The vice president has made more trips to competitive Western and Southern states than Biden this year, particularly North Carolina, Georgia, Arizona, and Nevada. Each has a high percentage of Latino or Black voters.

“She is engaging communities that have not been engaged,” US Senator Laphonza Butler, a California Democrat, said in an interview.

Trump leads Biden 48 percent to 44 percent across the seven swing states, according to the poll. His lead over Biden is widest in North Carolina, Arizona, and Georgia. They’re tied in Nevada.

Among possible White House aspirants, Harris led with 45 percent of swing-state voters supporting her if Biden dropped out before November.

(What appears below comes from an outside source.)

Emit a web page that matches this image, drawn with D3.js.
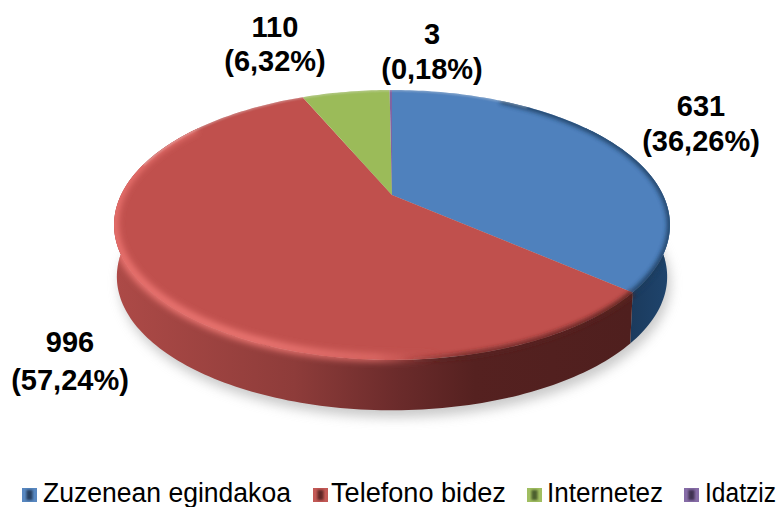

Whitmer and Buttigieg were the next at 36 percent, followed by Newsom at 32 percent, Moore at 23 percent and Pritzker at 21 percent.

Meanwhile, if Trump were unable to continue his campaign, Florida Governor Ron DeSantis, who Trump beat in the GOP primary, was the top alternative at 40 percent. Former UN Ambassador Nikki Haley, the runner-up to Trump in the Republican primary, was at 38 percent.

Trump hasn’t yet chosen a running mate. Once he does, Harris will no longer be measured against “an abstraction or an ideal of what a vice president should be,” vice-presidential scholar Joel Goldstein said. “She’s going to be measured or viewed as against whoever he picks.”